Case ID: ny-super-ct_51/html/0506-02.html
Source: Caselaw Access Project
Author: {"author": "", "license": "Public Domain", "url": "https://static.case.law/"}
Date Created: 2024-08-24T03:29:51.129683

FRANCIS W. WILLIAMS v. ECKSTEIN NORTON.
    
      Decided December 1, 1884.
    
      Entire contract—when partial recovery not permitted.—Phrase “ If no such law is passed the contract is to be null," consi/t'uction of.
    
    Before Sedgwick, Ch. J., Van Vorst and Freedman, JJ.
    Exception by defendant, to a direction of a verdict for plaintiff, directed to be heard in first instance at general term.
    The assignor of the plaintiff, made a written contract with the defendant, that provided, that upon the assignor doing certain things, he should receive a stipulated compensation. At the trial a verdict was directed for the plaintiff in the amount stipulated in the contract as reduced in a certain proportion, fixed by the fact that the services alleged to have been rendered under the contract were of a value less than were contemplated by the contract. The defendant took an exception to the direction, and the judge ordered it be heard in the first instance at general term. The following is the contract: “ This agreement, made in duplicate, in the city of New York this 23d December, 1882, Witnesseth that, whereas Ex. Norton party hereto is the owner of fifty Tennessee bonds of $1,000 each with unpaid interest from January 1, 1876, inclusive, in coupons thereon. And the said Chas. N. Gibbs agrees to indicate and point out eight of said bonds which represent old debt proper bonds of the state of Tennessee, to be reserved by said Norton ; and the said Norton agrees to exchange, at said Gibbs’ direction, the other 42 bonds—bond for bond—to be held for funding under a proposed and expected late of Tennessee at par for bonds and interest at 6 per cent. And the said Gibbs is further to attend to the funding of the same. And it is agreed that said Gibbs shall have for his part in the transaction all interest due and fundable on the said 42 exchanged bonds, the bonds themselves, the whole fifty and the interest on the eight bonds first named to belong to said Norton. The meaning of this agreement that said Ex. Norton is to receive for his eight Tennessee bonds Now 6,^ Bonds for principal and interest, and for the 42 bonds said Norton is to receive 42 New Tennessee bonds of the same amt. bearing 6# interest, aggregating $42,000, and Gibbs to receive thé interest due and fundable on said 42 old bonds under the law expected to be made by the Tennessee legislature at its coming session.

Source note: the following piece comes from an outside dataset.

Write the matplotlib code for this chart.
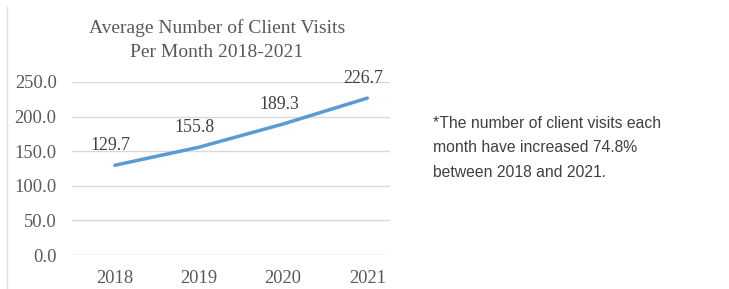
import matplotlib.pyplot as plt
from matplotlib.lines import Line2D

# data
years = ["2018", "2019", "2020", "2021"]
visits = [129.7, 155.8, 189.3, 226.7]
y_ticks = [0, 50, 100, 150, 200, 250]
title = "Average Number of Client Visits\nPer Month 2018-2021"
note = "*The number of client visits each\nmonth have increased 74.8%\nbetween 2018 and 2021."

serif = ["Liberation Serif", "DejaVu Serif"]
sans = ["Liberation Sans", "DejaVu Sans"]
line_color = "#5B9BD5"
grey = "#595959"

fig = plt.figure(figsize=(7.29, 2.89), dpi=100)
ax = fig.add_axes([72 / 729, 1 - 255 / 289, (390 - 72) / 729, (255 - 82) / 289])

x = list(range(len(years)))
ax.plot(x, visits, color=line_color, lw=2.5, solid_capstyle="round", clip_on=False, zorder=3)

for xi, v in zip(x, visits):
    ax.annotate(f"{v:.1f}", (xi, v), xytext=(-3, 14), textcoords="offset points",
                ha="center", va="center", fontsize=12.8, family=serif, color="#404040")

ax.set_xlim(-0.51, 3.27)
ax.set_ylim(0, 250)
ax.set_yticks(y_ticks)
ax.set_yticklabels([f"{t:.1f}" for t in y_ticks], family=serif, fontsize=13.3, color=grey)
ax.set_xticks(x)
ax.set_xticklabels(years, family=serif, fontsize=13.3, color=grey)
ax.tick_params(length=0)
ax.tick_params(axis="y", pad=11)
ax.tick_params(axis="x", pad=11)
ax.grid(axis="y", color="#d9d9d9", lw=1)
ax.set_axisbelow(True)
for s in ax.spines.values():
    s.set_visible(False)

fig.text(217 / 729, 1 - 40 / 289, title, ha="center", va="center", family=serif,
         fontsize=14, color=grey, linespacing=1.5)

# faint frame line on the left
fig.add_artist(Line2D([7 / 729, 7 / 729], [0, 1 - 7 / 289], color="#e0e0e0", lw=1))

fig.text(433 / 729, 1 - 148 / 289, note, ha="left", va="center", family=sans,
         fontsize=11.3, color="#404040", linespacing=1.8)

fig.savefig("out.png", dpi=100)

If no such law is passed the contract to be null.”
    
    The court at General Term said :—“In my opinion the exception should be sustained. The complaint does not claim that anything was due to the assignor under that contract, if it remained in force according to its tenor ; for, after alleging that instead of the expected act being passed, another was passed, which lessened the pecuniary results, to defendant aimed at by the contract in about twenty-four per cent., it proceeds to aver, ‘ 1th that soon after the passage of the act last mentioned, the said defendant and the said Gibbs, were informed of the provisions of said act, and thereupon mutually agreed to and with each other to waive the provision contained in said written contract, that such contract should be null if the expected law were not passed, and further agreed that said contract should stand with the like force and effect as if such contract referred to the act as the same was finally passed.’ The testimony did not support these allegations. There was no proof of the waiver or of the further agreement. If there had been such proof, certain objections would be good under it, as they are under the first contract. The plaintiff must, however, support the verdict, under the written contract.
    “The plaintiff could not recover, under the written contract, the rate of compensation which it provided, because the contract was annulled under the clause ‘ If no such law is passed the contract to be null.’
    “ There could be no recovery for a part of the services while the rest of them remained unperformed. The obligation of Gibbs to perform the services was an entire one that the contract did not contemplate should be divided. The same is to be said of the obligation of the defendant to pay. The funding of the whole fifty were to be one operation under the expected act.
    ‘ ‘ Beyond this, the part of the services, for which compensation was claimed, was not performed, as required by the contract. The bonds received by the defendant, under the act that was passed, were not of the amount named in their contract.
    “It is not necessary to ascertain, that the plaintiff was or was not entitled to recover the value of Gibbs’ services, or what were assumed to be services, done at defendant’s request. The plaintiff gave no proof of this value, but recovered on the basis of the written contract, by taking the amount of compensation specified by it, and scaling ’ it down, as the legislature of Tennessee had scaled down the amount of the original bonds. This was not proof of the value of the services.”
    
      L. H. Arnold, for plaintiff.
    
      Stewart & Boardman, for defendant.
   Opinion by Sedgwick, Ch. J.; Van Vorst and Freedman, JJ., concurred.

Exception of defendant sustained, and a new trial ordered, the verdict being set aside with costs, to abide the event.